An airport is a room. I keep talking

as if my body is elsewhere. In full sight

of a crimson God, as children we were burdens,

coffins with eyes. A professor steps into the light

to educate us. You can’t kill the dead twice.

Has he seen the militia slide down a mountain like goats,

or a beating heart explode onto a barrack wall?

Even the coffee I brought back in hand luggage

when poured in a cup is an eye, a past dark,

itching for light. So, since I cannot be the memory

of your death, let me bend the way a river does,

all shadow and sound, around a hill, towards a village

I once recognized. There are days

when this unplanned landscape speaks its music.

 

Echoing the movingly felt upheaval of his personal poems, a strand of more political poems explicitly engages with the rise of dictatorship at home.
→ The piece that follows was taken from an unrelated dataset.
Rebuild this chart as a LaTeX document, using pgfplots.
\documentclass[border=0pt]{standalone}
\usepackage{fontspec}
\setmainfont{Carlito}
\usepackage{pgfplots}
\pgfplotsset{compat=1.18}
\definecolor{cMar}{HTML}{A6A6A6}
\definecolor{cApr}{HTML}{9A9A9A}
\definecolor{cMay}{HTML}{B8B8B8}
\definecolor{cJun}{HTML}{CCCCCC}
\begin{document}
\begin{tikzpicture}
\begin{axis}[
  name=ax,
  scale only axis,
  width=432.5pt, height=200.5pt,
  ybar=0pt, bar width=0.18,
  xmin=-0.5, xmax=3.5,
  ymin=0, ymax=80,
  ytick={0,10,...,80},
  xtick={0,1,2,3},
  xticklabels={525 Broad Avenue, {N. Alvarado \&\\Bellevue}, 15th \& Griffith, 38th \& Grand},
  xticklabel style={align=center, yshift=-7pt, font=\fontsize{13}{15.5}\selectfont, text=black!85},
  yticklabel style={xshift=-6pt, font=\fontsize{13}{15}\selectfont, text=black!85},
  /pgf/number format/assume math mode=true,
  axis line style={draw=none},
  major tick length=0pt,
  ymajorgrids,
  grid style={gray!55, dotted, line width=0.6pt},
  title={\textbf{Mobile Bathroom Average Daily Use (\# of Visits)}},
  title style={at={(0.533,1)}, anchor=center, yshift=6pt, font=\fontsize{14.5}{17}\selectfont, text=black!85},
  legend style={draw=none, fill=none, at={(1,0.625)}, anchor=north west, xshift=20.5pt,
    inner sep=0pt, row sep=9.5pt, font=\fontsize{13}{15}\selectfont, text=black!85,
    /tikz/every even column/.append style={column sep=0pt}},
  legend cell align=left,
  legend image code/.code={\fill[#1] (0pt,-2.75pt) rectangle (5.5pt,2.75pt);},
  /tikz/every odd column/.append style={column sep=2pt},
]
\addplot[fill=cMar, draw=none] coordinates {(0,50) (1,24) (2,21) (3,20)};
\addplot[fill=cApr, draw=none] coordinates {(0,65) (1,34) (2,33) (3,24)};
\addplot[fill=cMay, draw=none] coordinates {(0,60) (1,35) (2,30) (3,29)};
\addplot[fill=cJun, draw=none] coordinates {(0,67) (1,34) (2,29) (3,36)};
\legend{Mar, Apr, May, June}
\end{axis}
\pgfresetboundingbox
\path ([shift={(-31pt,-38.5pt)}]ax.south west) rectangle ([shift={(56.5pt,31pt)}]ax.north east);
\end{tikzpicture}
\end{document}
This strand is more direct, and questions the ineffectiveness and hypocrisy of authority. Idi Amin’s career is scrutinized in ‘Candidate A’: ‘Such men rise in the ranks and can only be removed / by death or revolt. ‘Surround him with ceremony, regulation and rules / even though secretly he feels they do not apply to him’. Even the formal, report-like language of this poem creates a further sense of dislocation. Elsewhere it is the country itself that is lost and become unrecognizable as it changes hands, as in ‘The Devil’s Clothes (Curfew January 1971)’:

 

Didn’t we make you president to remove us

from the elsewhere? I’ll get us back our city.

Isn’t that what you said

.

perched on top of your jeep, when the troops

told you that we were sick of eating grass?

My village gathered songs on a sleepy Kampala road

.

to rest them at your feet, our hopes rising

bread, but it was the bodies that you wanted.
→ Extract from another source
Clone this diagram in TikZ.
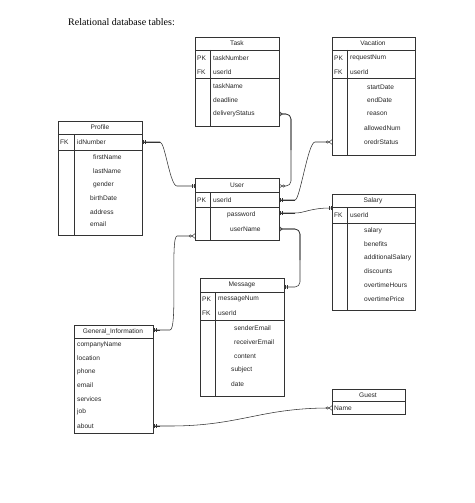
\documentclass[tikz,border=0pt]{standalone}
\usepackage{fontspec}
\setmainfont{Liberation Sans}
\newfontfamily\ttl{Liberation Serif}
\usetikzlibrary{arrows.meta}
\begin{document}
\begin{tikzpicture}[x=1pt,y=-1pt,
  box/.style={draw=black!80,line width=0.6pt},
  ln/.style={draw=black!80,line width=0.5pt},
  t/.style={font=\fontsize{6.6}{7}\selectfont,text=black!85,inner sep=0pt},
  tl/.style={t,anchor=west},
  conn/.style={draw=black!80,line width=0.55pt,rounded corners=5pt},
  oo/.style={-{Circle[open,length=3pt,width=3pt,sep=0pt,line width=0.5pt] Straight Barb[reversed,length=2.5pt,width=4.5pt,line width=0.5pt]}},
  mm/.style={-{Bar[width=4pt,line width=0.5pt,sep=1.2pt]Bar[width=4pt,line width=0.5pt,sep=1pt]}},
  crow/.style={-{Straight Barb[reversed,length=2.5pt,width=4.5pt,line width=0.5pt]Bar[width=4pt,line width=0.5pt,sep=0pt]}}]
\useasboundingbox (0,0) rectangle (474,503);
\fill[white] (0,0) rectangle (474,503);
\node[anchor=west,font=\ttl\fontsize{10}{12}\selectfont,inner sep=0pt] (title) at (68,22) {Relational database tables:};
% Task
\draw[box] (195,37) rectangle (279,126);
\draw[ln] (195,50)--(279,50) (195,78)--(279,78) (210,50)--(210,126);
\node[t] (task) at (237,43.5) {Task};
\node[tl] at (197,58) {PK}; \node[tl] at (213,58) {taskNumber};
\node[tl] at (197,72) {FK}; \node[tl] at (213,72) {userId};
\node[tl] at (213,86) {taskName}; \node[tl] at (213,100) {deadline};
\node[tl] (tds) at (213,114) {deliveryStatus};
\coordinate (taskR) at (279,114);
% Vacation
\draw[box] (332,37) rectangle (415,155);
\draw[ln] (332,50)--(415,50) (332,78)--(415,78) (347,50)--(347,155);
\node[t] (vac) at (373,43.5) {Vacation};
\node[tl] at (334,58) {PK}; \node[tl] at (350,58) {requestNum};
\node[tl] at (334,72) {FK}; \node[tl] at (350,72) {userId};
\node[tl] at (367,87) {startDate}; \node[tl] at (367,100) {endDate};
\node[tl] at (367,114) {reason}; \node[tl] at (364,128) {allowedNum};
\node[tl] at (364,142) {oredrStatus};
\coordinate (vacL) at (332,142);
% Profile
\draw[box] (58,121) rectangle (142,235);
\draw[ln] (58,134)--(142,134) (58,150)--(142,150) (74,134)--(74,235);
\node[t] (prof) at (100,127.5) {Profile};
\node[tl] at (60,142) {FK}; \node[tl] at (77,142) {idNumber};
\node[tl] at (93,157) {firstName}; \node[tl] at (93,171) {lastName};
\node[tl] at (93,185) {gender}; \node[tl] at (90,198) {birthDate};
\node[tl] at (90,212) {address}; \node[tl] at (90,224) {email};
\coordinate (profR) at (142,142);
% User
\draw[box] (195,178) rectangle (279,240);
\draw[ln] (195,192)--(279,192) (195,207)--(279,207) (210,192)--(210,240);
\node[t] (user) at (237,185) {User};
\node[tl] at (197,200) {PK}; \node[tl] at (213,200) {userId};
\node[tl] at (227,215) {password}; \node[tl] at (230,229) {userName};
\coordinate (userTL) at (195,186); \coordinate (userTR) at (279,186);
\coordinate (userR1) at (279,200); \coordinate (userR2) at (279,213);
\coordinate (userR3) at (279,229); \coordinate (userBL) at (195,236);
% Salary
\draw[box] (332,194) rectangle (415,310);
\draw[ln] (332,207)--(415,207) (332,223)--(415,223) (347,207)--(347,310);
\node[t] (sal) at (373,200.5) {Salary};
\node[tl] at (334,215) {FK}; \node[tl] at (350,215) {userId};
\node[tl] at (364,231) {salary}; \node[tl] at (364,244) {benefits};
\node[tl] at (364,258) {additionalSalary}; \node[tl] at (364,271) {discounts};
\node[tl] at (364,285) {overtimeHours}; \node[tl] at (364,299) {overtimePrice};
\coordinate (salL) at (332,208);
% Message
\draw[box] (200,278) rectangle (284,396);
\draw[ln] (200,292)--(284,292) (200,320)--(284,320) (215,292)--(215,396);
\node[t] (msg) at (242,285) {Message};
\node[tl] at (202,299) {PK}; \node[tl] at (218,299) {messageNum};
\node[tl] at (202,313) {FK}; \node[tl] at (218,313) {userId};
\node[tl] at (234,328) {senderEmail}; \node[tl] at (234,342) {receiverEmail};
\node[tl] at (234,356) {content}; \node[tl] at (231,370) {subject};
\node[tl] at (231,384) {date};
\coordinate (msgR) at (284,287);
% General_Information
\draw[box] (74,325) rectangle (153,433);
\draw[ln] (74,338)--(153,338);
\node[t] (gen) at (113,331.5) {General\_Information};
\foreach \s/\y in {companyName/345,location/358,phone/372,email/385,services/399,job/412}
  \node[tl] at (77,\y) {\s};
\node[tl] at (77,426) {about};
\coordinate (genR) at (153,330); \coordinate (genA) at (153,426);
% Guest
\draw[box] (332,389) rectangle (405,414);
\draw[ln] (332,401)--(405,401);
\node[t] (guest) at (368,395) {Guest};
\node[tl] at (334,408) {Name};
\coordinate (guestL) at (332,408);
% connectors
\draw[conn,mm] (profR) -- (155,142) .. controls (165,142) and (170,186) .. (182,186) -- (userTL);
\draw[conn,mm] (160,142) -- (profR);
\draw[conn,oo] (taskR) -- (291,114) -- (291,186) -- (userTR);
\draw[conn,crow] (291,150) -- (291,114) -- (taskR);
\draw[conn,oo] (userR1) -- (290,200) .. controls (300,200) and (308,142) .. (320,142) -- (vacL);
\draw[conn,mm] (295,200) -- (userR1);
\draw[conn,mm] (userR2) -- (290,213) .. controls (305,213) and (310,208) .. (salL);
\draw[conn,mm] (295,213) -- (userR2);
\draw[conn,mm] (userR3) -- (300,229) -- (300,287) -- (msgR);
\draw[conn,crow] (300,260) -- (300,229) -- (userR3);
\draw[conn,oo] (genR) -- (165,330) .. controls (178,330) and (170,236) .. (182,236) -- (userBL);
\draw[conn,mm] (160,330) -- (genR);
\draw[conn,oo] (genA) -- (165,426) .. controls (240,426) and (260,408) .. (guestL);
\draw[conn,mm] (160,426) -- (genA);
\end{tikzpicture}
\end{document}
This time it wasn’t the earth that cried blood.

.

We too would have been missing men if we stayed.

so we escaped like water from a cracked gourd…

 

Kingdom of Gravity not only serves as a historic document of atrocity, it acts as the powerful testimony of one who escaped and survived, and considers the complex emotional consequences. It is a collection that deserves to be recognized among Forché’s ‘poetry of witness’ canon, blending traumatic experience and the documentary with a strong imaginative flair. But never does Mahoka exploit his material. Instead, as Forché suggests, the experience of the poet exists and develops within his language, as in the excellent ‘The Liberation’ in which the darkness is examined as another layer that covers up another scene of war:

 

[…] The truth of this place

will always be the same. Remember this night

as if it were another day. Do not be afraid of it.

It will bear its name with the shallow moon

that gives you its eyes to watch the darkness

crumble away, as if there were another night.

 

I could conclude by saying that this is collection full of a kind of defiant hope, but Kingdom of Gravity is perhaps too complicated for such a statement. My only real criticism is length; the book is several poems too long. A more ruthless edit could have trimmed the instances where Makoha treads over the same ground, risking inertia. There are times when the strength of the images can become overwhelming, and the repeated development of images concerning the dark, a little repetitive. But there is plenty of variety – from dramatic lyrics to reportage – that enables his interrogation of the trauma of living in a state of war, of leaving one’s country and the emotional toll of this experience to affect the reader in many ways.

Given the recent successes of powerful debut collections about war, Diaspora and genocide from poets such as Mai Der Vang, Ocean Vuong and Layli Long Soldier, it’s no surprise to learn that Makoha’s work has already had recognition and success in the United States. At the time of writing, Makoha’s work is less well celebrated in the UK, but Kingdom of Gravity is shortlisted for the Forward Prize for Best First Collection, an award for which he is a serious, if not the contender.